Il ne fait pas de doute que cet échec sur le mariage gay laissera des traces dans une Eglise plus que jamais divisée, avec une conscience plus aigüe qu’elle est minoritaire et peu écoutée dans une société française de plus en plus sécularisée. Le défaitisme est à l’ordre du jour. «Nous ne devons plus attendre des lois civiles qu’elles défendent notre vision de l’homme», a lucidement déclaré, le 16 avril, le cardinal André Vingt-Trois, archevêque de Paris.

Face à cette conscience, deux attitudes se font jour et se combattent. D’un côté, des courants identitaires et néo-conservateurs, qui se saisissent de tous les débats de la société pour réaffirmer des valeurs catholiques. Ils veulent restaurer des règles et des points de repère touchant à l’éducation, à la vie familiale, à la sexualité, reconquérir une société sécularisée à l’extrême et déchristianisée, en perte de mémoire et de repères chrétiens.
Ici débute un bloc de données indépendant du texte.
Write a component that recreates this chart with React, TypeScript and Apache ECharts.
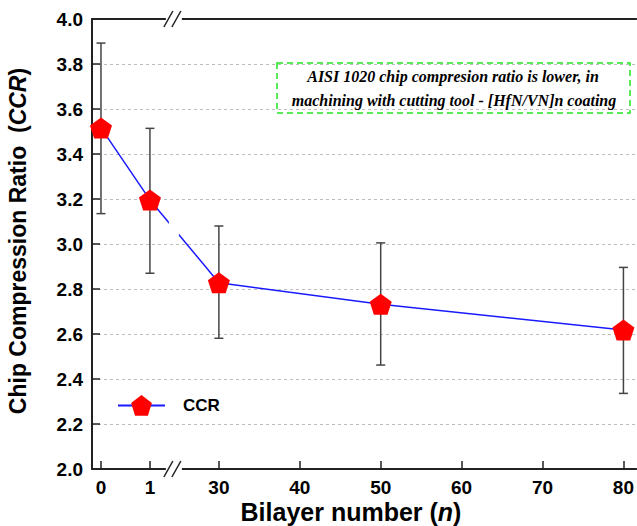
import React, { useEffect, useRef } from "react";
import * as echarts from "echarts";

// ---- data ----
const nValues = [0, 1, 30, 50, 80];
const ccr = [3.516, 3.196, 2.828, 2.732, 2.618];
const errLow = [3.135, 2.87, 2.581, 2.462, 2.336];
const errHigh = [3.893, 3.514, 3.08, 3.005, 2.896];
const xTickLabels = [0, 1, 30, 40, 50, 60, 70, 80];
const seriesName = "CCR";
const noteLines = [
  "AISI 1020 chip compresion ratio is lower, in",
  "machining with cutting tool - [HfN/VN]n coating",
];

// ---- broken x scale (0..1 segment, break, 30..80 segment) ----
const SEG1_START = 15.43;
const SEG1_STEP = 6.05;
const BREAK_U = 24.44;
const X_MIN = 14.32;
const X_MAX = 81.6;
const toAxis = (n: number) => (n >= 30 ? n : SEG1_START + n * SEG1_STEP);

const FONT = "Arial, 'Liberation Sans', sans-serif";
const SERIF = "'Times New Roman', 'Liberation Serif', serif";
const PENTAGON =
  "path://M50 0 L97.55 34.55 L79.39 90.45 L20.61 90.45 L2.45 34.55 Z";

export default function App() {
  const ref = useRef<HTMLDivElement>(null);
  useEffect(() => {
    if (!ref.current) return;
    const chart = echarts.init(ref.current, undefined, { renderer: "svg" });
    const tickU = xTickLabels.map(toAxis);
    const labelFor = (v: number) => {
      let best = 0;
      tickU.forEach((u, i) => {
        if (Math.abs(u - v) < Math.abs(tickU[best] - v)) best = i;
      });
      return String(xTickLabels[best]);
    };
    const lineData = nValues.map((n, i) => [toAxis(n), ccr[i]]);
    const errData = nValues.map((n, i) => [toAxis(n), errLow[i], errHigh[i]]);

    chart.setOption({
      animation: false,
      textStyle: { fontFamily: FONT },
      grid: { left: 92, right: 0, top: 19, bottom: 57, containLabel: false },
      legend: {
        data: [seriesName],
        left: 117,
        top: 395,
        padding: 0,
        itemWidth: 47,
        itemHeight: 26,
        textStyle: {
          fontFamily: FONT,
          fontWeight: "bold",
          fontSize: 17,
          color: "#000",
          padding: [0, 0, 0, 13],
        },
      },
      xAxis: [
        {
          type: "value",
          min: X_MIN,
          max: X_MAX,
          axisLine: { show: true, onZero: false, lineStyle: { color: "#222", width: 2 } },
          axisTick: {
            show: true,
            inside: true,
            length: 8,
            customValues: tickU,
            lineStyle: { color: "#222", width: 1.5 },
          },
          axisLabel: {
            customValues: tickU,
            formatter: (v: number) => labelFor(v),
            fontFamily: FONT,
            fontWeight: "bold",
            fontSize: 19,
            color: "#000",
            margin: 9,
          },
          splitLine: { show: false },
        },
        {
          type: "value",
          position: "top",
          min: X_MIN,
          max: X_MAX,
          axisLine: { show: true, onZero: false, lineStyle: { color: "#222", width: 2 } },
          axisTick: { show: false },
          axisLabel: { show: false },
          splitLine: { show: false },
        },
      ],
      yAxis: {
        type: "value",
        min: 2,
        max: 4,
        interval: 0.2,
        axisLine: { show: true, lineStyle: { color: "#222", width: 2 } },
        axisTick: { show: true, inside: true, length: 8, lineStyle: { color: "#222", width: 1.5 } },
        axisLabel: {
          formatter: (v: number) => v.toFixed(1),
          fontFamily: FONT,
          fontWeight: "bold",
          fontSize: 19,
          color: "#000",
          margin: 9,
        },
        splitLine: { show: true, lineStyle: { color: "#bdbdbd", type: [3, 3], width: 1 } },
      },
      series: [
        {
          type: "custom",
          name: "err",
          z: 1,
          data: errData,
          renderItem: (params: any, api: any) => {
            const x = api.value(0);
            const lo = api.coord([x, api.value(1)]);
            const hi = api.coord([x, api.value(2)]);
            const hw = 4.5;
            const style = { stroke: "#444", lineWidth: 1.5 };
            return {
              type: "group",
              children: [
                { type: "line", shape: { x1: lo[0], y1: lo[1], x2: hi[0], y2: hi[1] }, style },
                { type: "line", shape: { x1: hi[0] - hw, y1: hi[1], x2: hi[0] + hw, y2: hi[1] }, style },
                { type: "line", shape: { x1: lo[0] - hw, y1: lo[1], x2: lo[0] + hw, y2: lo[1] }, style },
              ],
            };
          },
        },
        {
          type: "line",
          name: seriesName,
          z: 3,
          data: lineData,
          symbol: PENTAGON,
          symbolSize: [22, 21],
          itemStyle: { color: "#ff0000", borderWidth: 0 },
          lineStyle: { color: "#1a1aff", width: 1.5 },
        },
      ],
    });

    // break decorations computed through the axis scale
    const bx = chart.convertToPixel({ xAxisIndex: 0 }, BREAK_U) as number;
    const yBottom = chart.convertToPixel({ yAxisIndex: 0 }, 2) as number;
    const yTop = chart.convertToPixel({ yAxisIndex: 0 }, 4) as number;
    const u1 = toAxis(nValues[1]);
    const u2 = toAxis(nValues[2]);
    const t = (BREAK_U - u1) / (u2 - u1);
    const vBreak = ccr[1] + (ccr[2] - ccr[1]) * t;
    const yLine = chart.convertToPixel({ yAxisIndex: 0 }, vBreak) as number;

    const breakMarks = (ay: number) => [
      { type: "rect", z: 100, shape: { x: bx - 8, y: ay - 3, width: 16, height: 6 }, style: { fill: "#fff" } },
      {
        type: "line",
        z: 101,
        shape: { x1: bx - 10, y1: ay + 8, x2: bx - 1, y2: ay - 8 },
        style: { stroke: "#222", lineWidth: 1.5 },
      },
      {
        type: "line",
        z: 101,
        shape: { x1: bx - 2, y1: ay + 8, x2: bx + 7, y2: ay - 8 },
        style: { stroke: "#222", lineWidth: 1.5 },
      },
    ];

    chart.setOption({
      graphic: [
        {
          type: "rect",
          z: 100,
          shape: { x: bx - 5, y: yLine - 8, width: 10, height: 16 },
          style: { fill: "#fff" },
        },
        ...breakMarks(yBottom),
        ...breakMarks(yTop),
        {
          type: "rect",
          z: 50,
          shape: { x: 277, y: 63, width: 353, height: 50 },
          style: { fill: "none", stroke: "#22e622", lineWidth: 1.5, lineDash: [6, 4] },
        },
        {
          type: "text",
          z: 51,
          x: 453,
          y: 76,
          style: {
            text: noteLines[0],
            align: "center",
            verticalAlign: "middle",
            font: `italic bold 16px ${SERIF}`,
            fill: "#000",
          },
        },
        {
          type: "text",
          z: 51,
          x: 454,
          y: 100,
          style: {
            text: noteLines[1],
            align: "center",
            verticalAlign: "middle",
            font: `italic bold 16px ${SERIF}`,
            fill: "#000",
          },
        },
        {
          type: "text",
          x: 18,
          y: 241,
          rotation: Math.PI / 2,
          style: {
            text: "{b|Chip Compression Ratio  (}{i|CCR}{b|)}",
            align: "center",
            verticalAlign: "middle",
            rich: {
              b: { fontFamily: FONT, fontWeight: "bold", fontSize: 23, fill: "#000", color: "#000" },
              i: { fontFamily: FONT, fontWeight: "bold", fontStyle: "italic", fontSize: 23, fill: "#000", color: "#000" },
            },
          },
        },
        {
          type: "text",
          x: 351,
          y: 512,
          style: {
            text: "{b|Bilayer number (}{i|n}{b|)}",
            align: "center",
            verticalAlign: "middle",
            rich: {
              b: { fontFamily: FONT, fontWeight: "bold", fontSize: 25, fill: "#000", color: "#000" },
              i: { fontFamily: FONT, fontWeight: "bold", fontStyle: "italic", fontSize: 25, fill: "#000", color: "#000" },
            },
          },
        },
      ],
    });

    return () => chart.dispose();
  }, []);

  return (
    <div
      ref={ref}
      style={{ position: "fixed", left: 0, top: 0, width: 637, height: 526, background: "#fff" }}
    />
  );
}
D’un autre côté, les courants «progressistes» qui continuent de faire le pari de l’ouverture à la société moderne, veulent chasser les réflexes de citadelle assiégée, misent sur une transformation des structures de l’Eglise (plus de place aux femmes et à la délibération), rêvent moins de reconquête chrétienne que de ressourcement dans les intentions réformatrices du concile Vatican II, sur la fidélité aux pauvres et le rapprochement avec les luttes des hommes d’aujourd’hui. Y compris celles des homosexuels.